# What is expected
Gather each line of the entries below that includes "Give".

* * * * * * *

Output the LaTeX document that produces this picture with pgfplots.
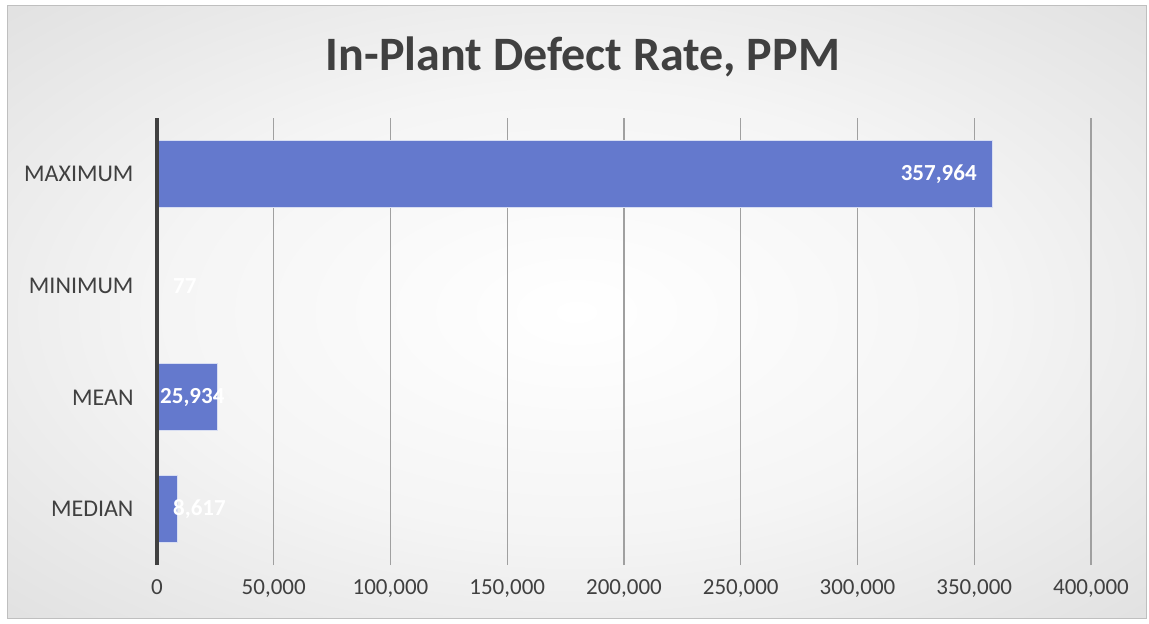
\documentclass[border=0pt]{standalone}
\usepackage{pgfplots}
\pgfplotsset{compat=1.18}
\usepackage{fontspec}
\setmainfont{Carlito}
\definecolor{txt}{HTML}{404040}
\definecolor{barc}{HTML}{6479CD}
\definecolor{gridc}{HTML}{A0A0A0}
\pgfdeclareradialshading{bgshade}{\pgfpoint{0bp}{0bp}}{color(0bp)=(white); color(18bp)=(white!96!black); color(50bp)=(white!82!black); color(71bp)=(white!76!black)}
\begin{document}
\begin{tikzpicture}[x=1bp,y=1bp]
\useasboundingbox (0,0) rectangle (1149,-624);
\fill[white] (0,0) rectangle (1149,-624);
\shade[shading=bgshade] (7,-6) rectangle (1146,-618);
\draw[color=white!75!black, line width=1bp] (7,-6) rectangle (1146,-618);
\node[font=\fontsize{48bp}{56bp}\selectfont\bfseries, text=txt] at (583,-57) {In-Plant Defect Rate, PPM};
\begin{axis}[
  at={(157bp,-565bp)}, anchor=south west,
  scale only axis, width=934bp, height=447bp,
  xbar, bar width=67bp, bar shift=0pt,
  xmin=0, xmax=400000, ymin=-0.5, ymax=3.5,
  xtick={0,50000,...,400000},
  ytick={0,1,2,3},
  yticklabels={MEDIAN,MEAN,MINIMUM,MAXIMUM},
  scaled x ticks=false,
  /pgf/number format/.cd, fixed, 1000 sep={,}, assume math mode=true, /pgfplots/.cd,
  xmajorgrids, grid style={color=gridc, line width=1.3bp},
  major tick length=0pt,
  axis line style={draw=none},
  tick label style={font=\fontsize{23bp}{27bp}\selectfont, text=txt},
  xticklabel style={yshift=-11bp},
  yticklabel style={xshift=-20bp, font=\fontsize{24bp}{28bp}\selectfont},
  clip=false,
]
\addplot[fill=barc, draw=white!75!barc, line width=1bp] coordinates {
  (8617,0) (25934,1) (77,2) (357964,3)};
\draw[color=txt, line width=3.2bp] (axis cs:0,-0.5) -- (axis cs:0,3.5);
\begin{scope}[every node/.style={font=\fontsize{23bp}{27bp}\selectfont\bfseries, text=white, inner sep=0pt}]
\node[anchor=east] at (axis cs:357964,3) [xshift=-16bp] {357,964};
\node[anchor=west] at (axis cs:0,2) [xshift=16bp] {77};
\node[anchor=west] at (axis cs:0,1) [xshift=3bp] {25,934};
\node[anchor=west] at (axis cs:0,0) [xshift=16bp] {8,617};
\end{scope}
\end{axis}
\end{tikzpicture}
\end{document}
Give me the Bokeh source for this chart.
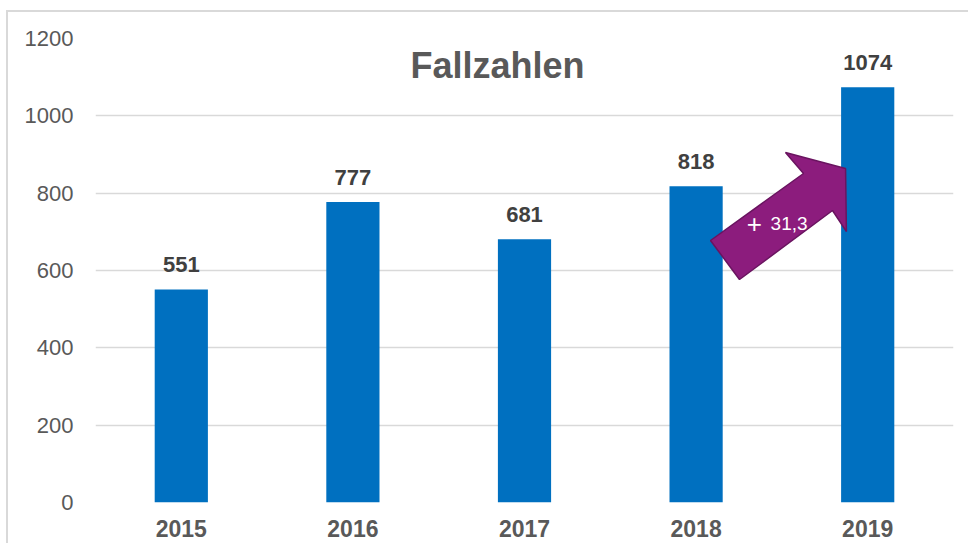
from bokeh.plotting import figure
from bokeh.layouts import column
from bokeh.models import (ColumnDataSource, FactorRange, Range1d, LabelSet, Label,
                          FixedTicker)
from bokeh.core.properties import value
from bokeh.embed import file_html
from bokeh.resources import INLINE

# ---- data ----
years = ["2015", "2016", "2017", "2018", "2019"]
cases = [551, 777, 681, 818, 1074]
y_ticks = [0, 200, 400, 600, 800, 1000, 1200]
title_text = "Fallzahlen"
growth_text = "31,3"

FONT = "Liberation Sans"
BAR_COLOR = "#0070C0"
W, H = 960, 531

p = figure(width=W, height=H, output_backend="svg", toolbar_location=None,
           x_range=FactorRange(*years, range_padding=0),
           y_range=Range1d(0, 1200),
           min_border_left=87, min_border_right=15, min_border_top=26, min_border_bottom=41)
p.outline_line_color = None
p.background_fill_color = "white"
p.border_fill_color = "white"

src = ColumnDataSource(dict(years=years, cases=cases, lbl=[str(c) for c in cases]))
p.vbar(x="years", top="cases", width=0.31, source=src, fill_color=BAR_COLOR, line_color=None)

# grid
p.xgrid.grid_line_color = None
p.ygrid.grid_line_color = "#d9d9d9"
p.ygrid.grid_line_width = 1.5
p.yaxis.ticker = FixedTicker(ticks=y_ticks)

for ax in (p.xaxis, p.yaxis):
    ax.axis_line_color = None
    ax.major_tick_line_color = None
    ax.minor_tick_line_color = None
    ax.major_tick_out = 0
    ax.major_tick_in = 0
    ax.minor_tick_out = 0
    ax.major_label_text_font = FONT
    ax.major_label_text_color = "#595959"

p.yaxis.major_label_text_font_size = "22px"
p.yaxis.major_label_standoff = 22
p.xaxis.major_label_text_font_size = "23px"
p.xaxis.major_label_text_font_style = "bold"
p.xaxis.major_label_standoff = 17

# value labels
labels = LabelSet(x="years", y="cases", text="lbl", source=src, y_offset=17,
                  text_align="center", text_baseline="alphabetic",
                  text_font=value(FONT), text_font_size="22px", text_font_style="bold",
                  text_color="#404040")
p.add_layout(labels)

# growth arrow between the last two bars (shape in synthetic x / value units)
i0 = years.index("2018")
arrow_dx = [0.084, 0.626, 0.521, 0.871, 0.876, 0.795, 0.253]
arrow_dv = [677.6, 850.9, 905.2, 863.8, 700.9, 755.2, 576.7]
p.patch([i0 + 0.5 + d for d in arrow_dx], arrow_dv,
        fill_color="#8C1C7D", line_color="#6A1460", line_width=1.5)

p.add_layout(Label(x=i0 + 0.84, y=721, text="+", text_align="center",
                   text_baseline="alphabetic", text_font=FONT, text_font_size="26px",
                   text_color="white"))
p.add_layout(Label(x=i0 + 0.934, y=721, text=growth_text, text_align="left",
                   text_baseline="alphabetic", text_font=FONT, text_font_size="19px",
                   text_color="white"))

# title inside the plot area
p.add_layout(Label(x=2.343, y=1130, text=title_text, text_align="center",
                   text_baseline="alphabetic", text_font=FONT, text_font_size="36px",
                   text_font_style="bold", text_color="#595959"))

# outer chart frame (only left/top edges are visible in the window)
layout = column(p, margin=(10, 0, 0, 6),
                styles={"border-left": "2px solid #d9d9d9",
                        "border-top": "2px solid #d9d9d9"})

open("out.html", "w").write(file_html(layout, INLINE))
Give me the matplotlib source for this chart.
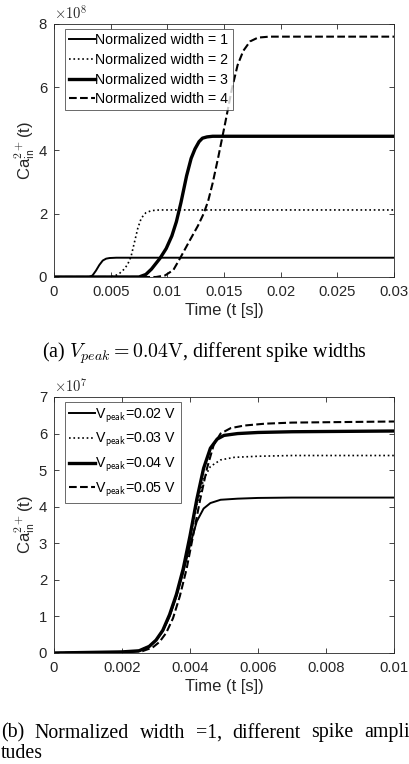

* * * * * * *

# Worked solution
Give me the Bokeh source for this chart.
Give me the matplotlib source for this chart.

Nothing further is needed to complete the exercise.